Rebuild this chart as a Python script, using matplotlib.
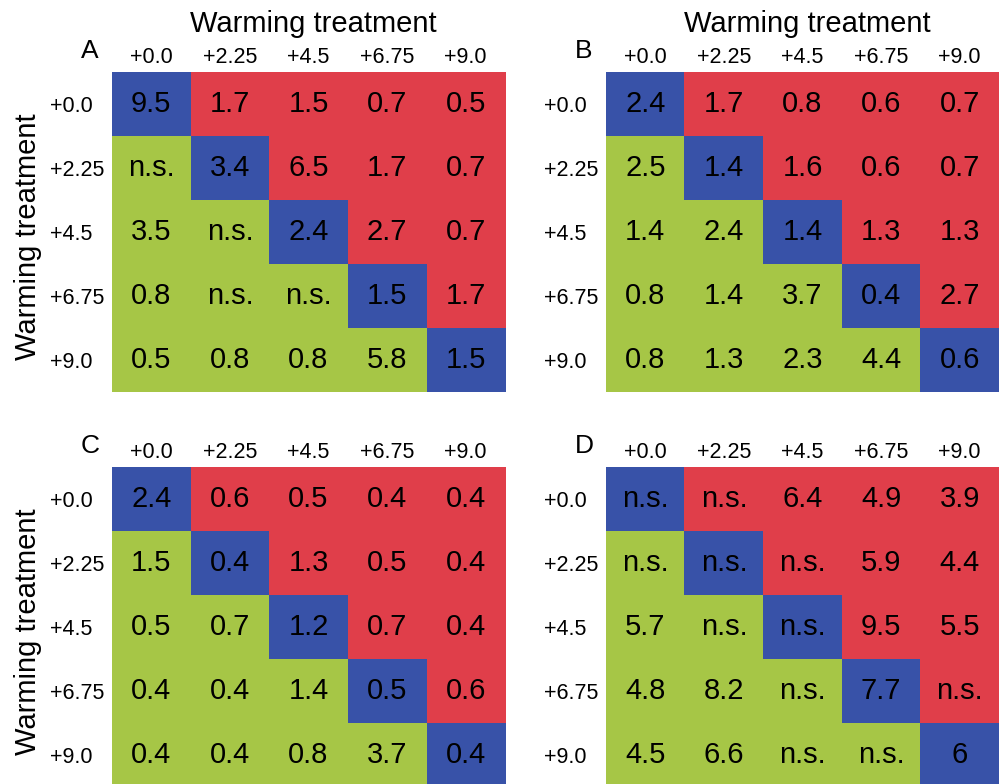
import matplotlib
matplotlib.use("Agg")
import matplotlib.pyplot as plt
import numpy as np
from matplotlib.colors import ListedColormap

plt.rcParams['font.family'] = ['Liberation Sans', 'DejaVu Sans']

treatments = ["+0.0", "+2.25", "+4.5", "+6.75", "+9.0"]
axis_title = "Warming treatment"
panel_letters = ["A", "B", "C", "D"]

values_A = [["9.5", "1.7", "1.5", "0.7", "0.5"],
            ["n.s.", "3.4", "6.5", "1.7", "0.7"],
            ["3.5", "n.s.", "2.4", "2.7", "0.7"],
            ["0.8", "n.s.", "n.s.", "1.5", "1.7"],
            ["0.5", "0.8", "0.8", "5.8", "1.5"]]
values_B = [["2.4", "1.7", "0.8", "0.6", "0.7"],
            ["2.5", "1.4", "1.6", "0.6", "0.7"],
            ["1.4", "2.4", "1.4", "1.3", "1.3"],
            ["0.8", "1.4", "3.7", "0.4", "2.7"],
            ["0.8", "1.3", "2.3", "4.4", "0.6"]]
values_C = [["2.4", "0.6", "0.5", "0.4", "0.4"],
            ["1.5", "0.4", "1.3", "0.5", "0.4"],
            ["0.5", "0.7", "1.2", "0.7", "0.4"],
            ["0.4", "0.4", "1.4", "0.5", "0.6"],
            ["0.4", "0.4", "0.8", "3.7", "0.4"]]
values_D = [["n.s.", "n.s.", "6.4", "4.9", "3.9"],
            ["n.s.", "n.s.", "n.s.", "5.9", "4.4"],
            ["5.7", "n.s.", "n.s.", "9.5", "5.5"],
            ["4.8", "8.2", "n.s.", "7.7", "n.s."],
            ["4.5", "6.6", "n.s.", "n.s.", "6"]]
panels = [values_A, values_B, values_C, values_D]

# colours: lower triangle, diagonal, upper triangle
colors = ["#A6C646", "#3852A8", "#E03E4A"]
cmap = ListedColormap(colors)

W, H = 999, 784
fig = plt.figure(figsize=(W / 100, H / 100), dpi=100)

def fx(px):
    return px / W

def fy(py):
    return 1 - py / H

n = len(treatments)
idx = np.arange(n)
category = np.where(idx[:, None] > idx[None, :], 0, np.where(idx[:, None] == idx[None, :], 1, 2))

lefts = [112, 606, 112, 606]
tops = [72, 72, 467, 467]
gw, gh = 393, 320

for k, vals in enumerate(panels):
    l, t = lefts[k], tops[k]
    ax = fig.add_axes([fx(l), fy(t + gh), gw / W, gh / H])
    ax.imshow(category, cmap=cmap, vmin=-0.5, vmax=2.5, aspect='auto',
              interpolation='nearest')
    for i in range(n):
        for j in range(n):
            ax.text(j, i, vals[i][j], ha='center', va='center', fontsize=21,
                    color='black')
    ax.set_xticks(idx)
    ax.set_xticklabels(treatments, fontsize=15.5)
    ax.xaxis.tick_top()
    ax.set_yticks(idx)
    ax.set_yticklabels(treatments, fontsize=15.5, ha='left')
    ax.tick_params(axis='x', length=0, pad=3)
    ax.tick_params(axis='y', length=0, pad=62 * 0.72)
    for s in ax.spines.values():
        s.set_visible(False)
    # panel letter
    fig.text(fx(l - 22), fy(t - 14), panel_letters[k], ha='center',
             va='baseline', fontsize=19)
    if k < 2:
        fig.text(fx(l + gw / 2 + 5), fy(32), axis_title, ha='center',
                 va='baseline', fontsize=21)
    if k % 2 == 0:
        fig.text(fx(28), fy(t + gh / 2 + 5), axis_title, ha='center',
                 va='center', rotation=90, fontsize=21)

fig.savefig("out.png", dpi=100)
-----
## Work to complete
Reproduce the listing exactly. Leave its pictures out.

## Expected answer
Rebuild this chart as a Python script, using matplotlib.
import matplotlib
matplotlib.use("Agg")
import matplotlib.pyplot as plt
import numpy as np
from matplotlib.colors import ListedColormap

plt.rcParams['font.family'] = ['Liberation Sans', 'DejaVu Sans']

treatments = ["+0.0", "+2.25", "+4.5", "+6.75", "+9.0"]
axis_title = "Warming treatment"
panel_letters = ["A", "B", "C", "D"]

values_A = [["9.5", "1.7", "1.5", "0.7", "0.5"],
            ["n.s.", "3.4", "6.5", "1.7", "0.7"],
            ["3.5", "n.s.", "2.4", "2.7", "0.7"],
            ["0.8", "n.s.", "n.s.", "1.5", "1.7"],
            ["0.5", "0.8", "0.8", "5.8", "1.5"]]
values_B = [["2.4", "1.7", "0.8", "0.6", "0.7"],
            ["2.5", "1.4", "1.6", "0.6", "0.7"],
            ["1.4", "2.4", "1.4", "1.3", "1.3"],
            ["0.8", "1.4", "3.7", "0.4", "2.7"],
            ["0.8", "1.3", "2.3", "4.4", "0.6"]]
values_C = [["2.4", "0.6", "0.5", "0.4", "0.4"],
            ["1.5", "0.4", "1.3", "0.5", "0.4"],
            ["0.5", "0.7", "1.2", "0.7", "0.4"],
            ["0.4", "0.4", "1.4", "0.5", "0.6"],
            ["0.4", "0.4", "0.8", "3.7", "0.4"]]
values_D = [["n.s.", "n.s.", "6.4", "4.9", "3.9"],
            ["n.s.", "n.s.", "n.s.", "5.9", "4.4"],
            ["5.7", "n.s.", "n.s.", "9.5", "5.5"],
            ["4.8", "8.2", "n.s.", "7.7", "n.s."],
            ["4.5", "6.6", "n.s.", "n.s.", "6"]]
panels = [values_A, values_B, values_C, values_D]

# colours: lower triangle, diagonal, upper triangle
colors = ["#A6C646", "#3852A8", "#E03E4A"]
cmap = ListedColormap(colors)

W, H = 999, 784
fig = plt.figure(figsize=(W / 100, H / 100), dpi=100)

def fx(px):
    return px / W

def fy(py):
    return 1 - py / H

n = len(treatments)
idx = np.arange(n)
category = np.where(idx[:, None] > idx[None, :], 0, np.where(idx[:, None] == idx[None, :], 1, 2))

lefts = [112, 606, 112, 606]
tops = [72, 72, 467, 467]
gw, gh = 393, 320

for k, vals in enumerate(panels):
    l, t = lefts[k], tops[k]
    ax = fig.add_axes([fx(l), fy(t + gh), gw / W, gh / H])
    ax.imshow(category, cmap=cmap, vmin=-0.5, vmax=2.5, aspect='auto',
              interpolation='nearest')
    for i in range(n):
        for j in range(n):
            ax.text(j, i, vals[i][j], ha='center', va='center', fontsize=21,
                    color='black')
    ax.set_xticks(idx)
    ax.set_xticklabels(treatments, fontsize=15.5)
    ax.xaxis.tick_top()
    ax.set_yticks(idx)
    ax.set_yticklabels(treatments, fontsize=15.5, ha='left')
    ax.tick_params(axis='x', length=0, pad=3)
    ax.tick_params(axis='y', length=0, pad=62 * 0.72)
    for s in ax.spines.values():
        s.set_visible(False)
    # panel letter
    fig.text(fx(l - 22), fy(t - 14), panel_letters[k], ha='center',
             va='baseline', fontsize=19)
    if k < 2:
        fig.text(fx(l + gw / 2 + 5), fy(32), axis_title, ha='center',
                 va='baseline', fontsize=21)
    if k % 2 == 0:
        fig.text(fx(28), fy(t + gh / 2 + 5), axis_title, ha='center',
                 va='center', rotation=90, fontsize=21)

fig.savefig("out.png", dpi=100)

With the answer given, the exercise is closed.